Qui il crescendo al pianoforte lascia spazio al sax di Clarence Clemons, che fa venire davvero la pelle d’oca, come scrive Nick Hornby. E a questo punto, mentre il sax continua il suo lamento d’addio dedicato alla cara Bobby Jean, anche noi sentiamo fortemente il desiderio che la nostra vita fosse una canzone di Bruce Springsteen, almeno per una volta.
David Bowie – Space Oddity
Negli anni 90 era difficile essere adolescenti, e probabilmente lo è tuttora, come lo era negli anni sessanta, settanta e ottanta. Come lo è stato probabilmente nel 1969, anno di Space Oddity, primo singolo tratto dall’album omonimo. Forse è per questo che una quindicina di anni fa ascoltavo questa canzone ininterrottamente, per accompagnare quel senso di nonsoche di cui ci nutrivamo all’epoca. David Bowie, influenzato dal senso di isolamento e di alienazione trasmessogli da “2001 A Space Odissey” di Stanley Kubrick, incide così uno dei singoli più importanti della sua carriera: la storia di un astronauta perso nello spazio, solo e lontano.
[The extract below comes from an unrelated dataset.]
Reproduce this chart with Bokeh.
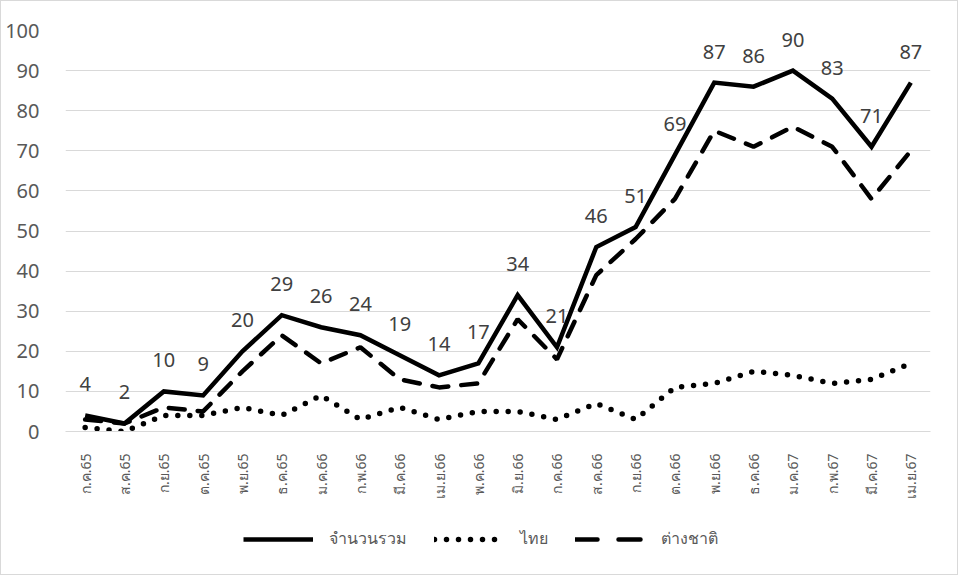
from bokeh.plotting import figure
from bokeh.layouts import column
from bokeh.models import Range1d, FactorRange, FixedTicker, Legend, LegendItem, ColumnDataSource
from bokeh.core.properties import value
from bokeh.embed import file_html
from bokeh.resources import INLINE
import math

months = ["ก.ค.65", "ส.ค.65", "ก.ย.65", "ต.ค.65", "พ.ย.65", "ธ.ค.65", "ม.ค.66", "ก.พ.66",
          "มี.ค.66", "เม.ย.66", "พ.ค.66", "มิ.ย.66", "ก.ค.66", "ส.ค.66", "ก.ย.66", "ต.ค.66",
          "พ.ย.66", "ธ.ค.66", "ม.ค.67", "ก.พ.67", "มี.ค.67", "เม.ย.67"]
total = [4, 2, 10, 9, 20, 29, 26, 24, 19, 14, 17, 34, 21, 46, 51, 69, 87, 86, 90, 83, 71, 87]
thai = [1, 0, 4, 4, 6, 4, 9, 3, 6, 3, 5, 5, 3, 7, 3, 11, 12, 15, 14, 12, 13, 17]
foreign = [3, 2, 6, 5, 15, 24, 17, 21, 13, 11, 12, 28, 18, 39, 48, 58, 75, 71, 76, 71, 58, 70]
series_names = ["จำนวนรวม", "ไทย", "ต่างชาติ"]
y_ticks = [0, 10, 20, 30, 40, 50, 60, 70, 80, 90, 100]

FONT = "Noto Sans"
GRAY = "#595959"
BORDER = "1px solid #d9d9d9"

src = ColumnDataSource(dict(m=months, total=total, thai=thai, foreign=foreign,
                            lbl=[str(v) for v in total]))

p = figure(width=958, height=510, output_backend="svg", toolbar_location=None,
           x_range=FactorRange(factors=months, range_padding=0),
           y_range=Range1d(0, 100),
           min_border_left=64, min_border_right=29, min_border_top=29, min_border_bottom=80)
p.styles = {"border-left": BORDER, "border-right": BORDER, "border-top": BORDER}
p.outline_line_color = None
p.background_fill_color = "white"
p.border_fill_color = "white"

p.yaxis.ticker = FixedTicker(ticks=y_ticks)
p.ygrid.ticker = FixedTicker(ticks=y_ticks)
p.ygrid.grid_line_color = "#d9d9d9"
p.ygrid.grid_line_width = 1
p.xgrid.grid_line_color = None
p.yaxis.axis_line_color = None
p.yaxis.major_tick_line_color = None
p.yaxis.minor_tick_line_color = None
p.yaxis.major_label_text_font = FONT
p.yaxis.major_label_text_font_size = "20px"
p.yaxis.major_label_text_color = GRAY
p.yaxis.major_label_standoff = 20

p.xaxis.axis_line_color = "#d9d9d9"
p.xaxis.major_tick_line_color = None
p.xaxis.minor_tick_line_color = None
p.xaxis.major_label_orientation = math.pi / 2
p.xaxis.major_label_text_font = FONT
p.xaxis.major_label_text_font_size = "14px"
p.xaxis.major_label_text_color = GRAY
p.xaxis.major_label_standoff = 16

p.line("m", "total", source=src, line_color="black", line_width=4.5, line_join="miter")
p.line("m", "thai", source=src, line_color="black", line_width=5.5, line_dash="0 12",
       line_cap="round", line_join="round")
p.line("m", "foreign", source=src, line_color="black", line_width=4.5,
       line_dash="16 13", line_cap="round")

p.text("m", "total", text="lbl", source=src, text_font=value(FONT), text_font_size="20px",
       text_color="#404040", text_align="center", text_baseline="middle", y_offset=-31)

# legend panel (its sample lines lie outside the visible range; only the legend glyphs show)
lg = figure(width=958, height=65, output_backend="svg", toolbar_location=None,
            x_range=Range1d(0, 1), y_range=Range1d(0, 1),
            min_border_left=0, min_border_right=0, min_border_top=0, min_border_bottom=0)
lg.styles = {"border-left": BORDER, "border-right": BORDER, "border-bottom": BORDER}
lg.axis.visible = False
lg.grid.grid_line_color = None
lg.outline_line_color = None
hidden = [-5, -4]
l1 = lg.line(hidden, hidden, line_color="black", line_width=4.5)
l2 = lg.line(hidden, hidden, line_color="black", line_width=5.5, line_dash="0 12", line_cap="round")
l3 = lg.line(hidden, hidden, line_color="black", line_width=4.5, line_dash="22 21", line_cap="round")
legend = Legend(items=[LegendItem(label=series_names[0], renderers=[l1]),
                       LegendItem(label=series_names[1], renderers=[l2]),
                       LegendItem(label=series_names[2], renderers=[l3])],
                orientation="horizontal", location=(178, 24),
                glyph_width=70, glyph_height=20, label_height=20, label_standoff=16, spacing=27,
                label_text_font=FONT, label_text_font_size="16px", label_text_color=GRAY,
                background_fill_alpha=0, border_line_color=None, padding=0, margin=0)
lg.add_layout(legend, "center")

layout = column(p, lg, spacing=0)
open("out.html", "w").write(file_html(layout, INLINE))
Tutta la prima parte è incentrata sul viaggio spaziale del Maggiore Tom, il protagonista della canzone. La torre di controllo prepara il suo astronauta alla partenza (“prendi le tue proteine e mettiti il casco”, “accendi i motori, controlla l’accensione”) mentre in sottofondo si ascolta il countdown. Un’esplosione di suoni indica che l’astronave è partita, e che Tom è finalmente nello spazio, seguito dalla sua celebrità (“Ce l’hai proprio fatta e i giornali vogliono sapere quale maglietta indossi”). Il Major Tom di Bowie lascia così la capsula e comunica alla torre di controllo che sta uscendo dalla porta per galleggiare nello spazio: le stelle però sembrano diverse. Tom comincia così a sentirsi pervaso da una strana sensazione (“Sto seduto in un barattolo di latta, lontano sopra il mondo: il pianeta Terra è triste e non c’è niente che io possa fare”), come se il suo destino fosse ormai scritto (“Penso che la mia astronave sappia dove andare”). La consapevolezza di non poter più tornare sulla Terra è confermata dalle più classiche delle parole d’addio (“Dite a mia moglie che la amo tanto, lei lo sa”).
Interviene nuovamente la torre di controllo, per comunicare all’astronauta che il suo circuito si è spento e c’è qualcosa che non va, ma il collegamento non riesce (“Mi senti, Maggiore Tom? Mi senti, Maggiore Tom? Mi senti, Maggiore Tom? Mi senti..?”). Tom non può più sentire, è ormai in preda all’alienazione, e continua così il suo viaggio, abbandonato al suo destino. “Planet Earth is blue and there’s nothing I can do”.